If we require numerical methods to solve the reformulated problem, why not just use numerical methods in the first place?

  • 639
  • 1
  • 6
  • 13
  • You gain the ability to solve the problem... – Mikhail May 05 '13 at 05:04
  • But you don't, in the case of KKT you get another optimization problem which still has inequality constraints with no obvious analytic solution. – Flash May 05 '13 at 05:08
  • The general scheme is KKT -> Newton-Raphson -> Ax=b problem. Where you made A larger due to your constraints. I think this website has a few examples: http://mat.gsia.cmu.edu/classes/QUANT/NOTES/chap4/node6.html. – Mikhail May 05 '13 at 06:02
  • In calculus if you want to minimize $f(x)$, you can often do it by solving the optimality condition $\nabla f(x) = 0$. What if you wanted to minimize $f(x)$ subject to certain constraints? We still can often take the same approach -- write down the optimality condition (in this case KKT conditions) and solve for $x$. – littleO Aug 05 '13 at 02:27

4 Answers4

  1. As any practitioner knows the "pain" in solving a constrained optimization problem is to figure out which constraints bind and which constraints are slack. If we knew beforehand which constraints really matter we can just use Lagrangian methods. KKT gives us a systematic way of checking which constraints are active (bind) and which are not.
  2. By using Lagrangian methods we can valuable information about the problem. Economists refer to the Lagrange multipliers as "shadow prices" because if you have a constraint say $g(x)= c$ and the associated multiplier is $\lambda$ then you know the how the optimal value of your objective function $f$ would change if you were able to change $c$: $$\dfrac{\partial}{\partial c}\left( \max\limits_{x \text{ st } g(x)=c} f(x) \right)=\lambda.$$
  3. Even some numerical methods that you propose to use do employ variations of KKT and Lagrangian ideas. Another natural way of thinking about the multipliers in a KKT problem is to look at them as penalties for violating the constraints. Say we have a constraint $g(x)\le c$ in a maximization problem then the Lagrangian is $f(x)-\lambda\cdot (g(x)-c)$ and since $\lambda\ge 0$ then if a numerical routine would pick $x$ such it violated the constraint that would reduce the value of the Lagrangian, the higher the $\lambda$ the higher the reduction/penalty.
  4. Finally, some problems are easier solved if one looks at its dual problem (duality is better know for linear programming but we can also use it in non-linear programming) instead of the original problem itself. Without referencing/using Lagrange multipliers we can not even formulate what the dual problem is.
Sergio Parreiras
  • 3,663
  • 1
  • 18
  • 40

By using Lagrange multipliers or the KKT conditions, you transform an optimization problem ("minimize some quantity") into a system of equations and inequations -- it is no longer an optimization problem.

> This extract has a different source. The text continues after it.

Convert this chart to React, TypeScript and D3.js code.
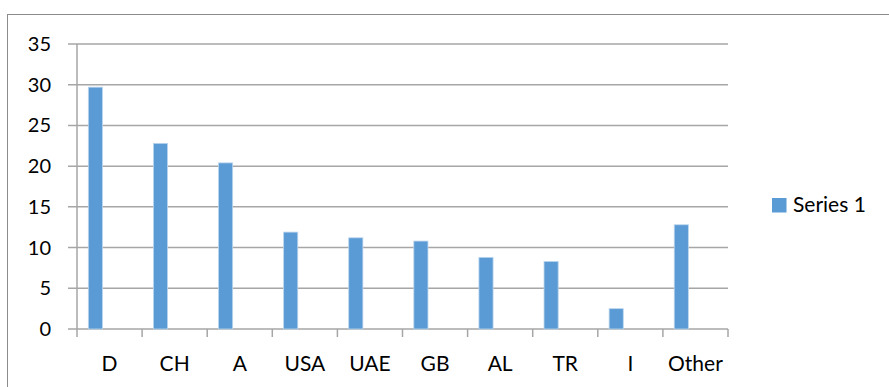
import React from 'react';
import * as d3 from 'd3';

// chart data
const categories = ['D', 'CH', 'A', 'USA', 'UAE', 'GB', 'AL', 'TR', 'I', 'Other'];
const series1 = [29.7, 22.8, 20.4, 11.9, 11.2, 10.8, 8.8, 8.3, 2.5, 12.8];
const yTicks = [0, 5, 10, 15, 20, 25, 30, 35];
const seriesName = 'Series 1';

const W = 889;
const H = 387;
const margin = { top: 44, right: 161, bottom: 58, left: 77 };
const FONT = 'Lato, "Open Sans", sans-serif';

const App = () => {
  const innerW = W - margin.left - margin.right;
  const innerH = H - margin.top - margin.bottom;

  const x = d3.scaleBand().domain(categories).range([0, innerW]).padding(0);
  // Excel-style slot: series sits in first of three slots of each category
  const slot = d3.scaleBand().domain(['s1', 's2', 's3']).range([0, x.bandwidth()]).paddingOuter(0.8).paddingInner(0);
  const y = d3.scaleLinear().domain([0, 35]).range([innerH, 0]);

  const grid = '#a6a6a6';

  return (
    <svg width={W} height={H} style={{ display: 'block', position: 'absolute', left: 0, top: 0 }}>
      <rect x={7.5} y={14.5} width={W} height={H} fill="white" stroke="#8c8c8c" strokeWidth={1} />
      <g transform={`translate(${margin.left},${margin.top})`}>
        {yTicks.map((t) => (
          <g key={t}>
            <line x1={-9} x2={innerW} y1={y(t)} y2={y(t)} stroke={grid} strokeWidth={1.5} />
            <text x={-26} y={y(t)} dy="0.35em" textAnchor="end" fontFamily={FONT} fontSize={20} fill="#000">
              {t}
            </text>
          </g>
        ))}
        <line x1={0} x2={0} y1={0} y2={innerH} stroke={grid} strokeWidth={1.5} />
        {categories.map((c, i) => (
          <rect
            key={c}
            x={(x(c) ?? 0) + (slot('s1') ?? 0)}
            y={y(series1[i])}
            width={slot.bandwidth()}
            height={innerH - y(series1[i])}
            fill="#5b9bd5"
            stroke="#bcd6ee"
            strokeWidth={0.8}
          />
        ))}
        {[...categories.map((c) => x(c) ?? 0), innerW].map((px, i) => (
          <line key={i} x1={px} x2={px} y1={innerH} y2={innerH + 8} stroke={grid} strokeWidth={1.5} />
        ))}
        {categories.map((c) => (
          <text
            key={c}
            x={(x(c) ?? 0) + x.bandwidth() / 2}
            y={innerH + 35}
            dy="0.35em"
            textAnchor="middle"
            fontFamily={FONT}
            fontSize={21}
            fill="#000"
          >
            {c}
          </text>
        ))}
      </g>
      <g transform="translate(772,198)">
        <rect width={14.5} height={14.5} fill="#5b9bd5" />
        <text x={21} y={7} dy="0.35em" fontFamily={FONT} fontSize={21} fill="#000">
          {seriesName}
        </text>
      </g>
    </svg>
  );
};

export default App;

The new problem can be easier to solve. It is also easier to check if a point is a solution. But there are also a few drawbacks: for instance, it only gives a necessary condition.

This is the same difference as between "find $\min_x f(x)$" and "solve $f'(x)=0$", where $f:\mathbb{R} \longrightarrow \mathbb{R}$.

  • In many practical cases we have enough assumptions so that KKT are necessary and sufficient. Same if we assume $f$ is strictly convex then $f^\prime$ is a sufficient condition for a minimum. – Sergio Parreiras Nov 08 '13 at 18:44

Starting from your second question: What do we gain when the problem has only equality constraints - and if in any case it is a problem that will be solved by numerical methods, why bother?
There are many cases where the problem under study is posed in abstract terms - no numbers in sight, just symbols for the variables, and yet more symbols for the coefficients/parameters. In such a case, the exact quantitative solution is not something we care about - what we do care is to characterize the solution, i.e. determine its qualitative characteristics (like existence, uniqueness, robustness to perturbations, e.t.c). But even if we do seek the specific quantitative solution, numerical optimization does not characterize the solution - it just gives it to you (and why are we so certain that the algorithm didn't mess up? -especially with ill-behaved objective functions). And knowing only this, leaves a lot of uncertainty. Numerical optimization will give you the coordinates and the height of the peak of the mountain - don't you think that it is important to know how snowy and slippery are the rocks that surround the peak? $$ $$ As for your first question, in the analytic elaboration of the problem usually it is an algebraic nightmare not to formulate in Lagrange, KKT or, (even better) Fritz John terms. Consider $\max_{x,y} f(x,y) \; \text{s.t.}\; g(x)=h(y) $. without using the multiplier approach you should find for example $x=g^{-1}(h(y)$ and then face $max_{y}f\left[(g^{-1}(h(y)),y\right]$ - and I didn't say that $x$ and $y$ are one-dimensional. What experience I have says that this is not an equally easy problem to work with.

Alecos Papadopoulos
  • 9,930
  • 1
  • 24
  • 42

I think the key is you transform the optimization problem into an Equation which dont need some software to solve but can be solved by the derivatives directly.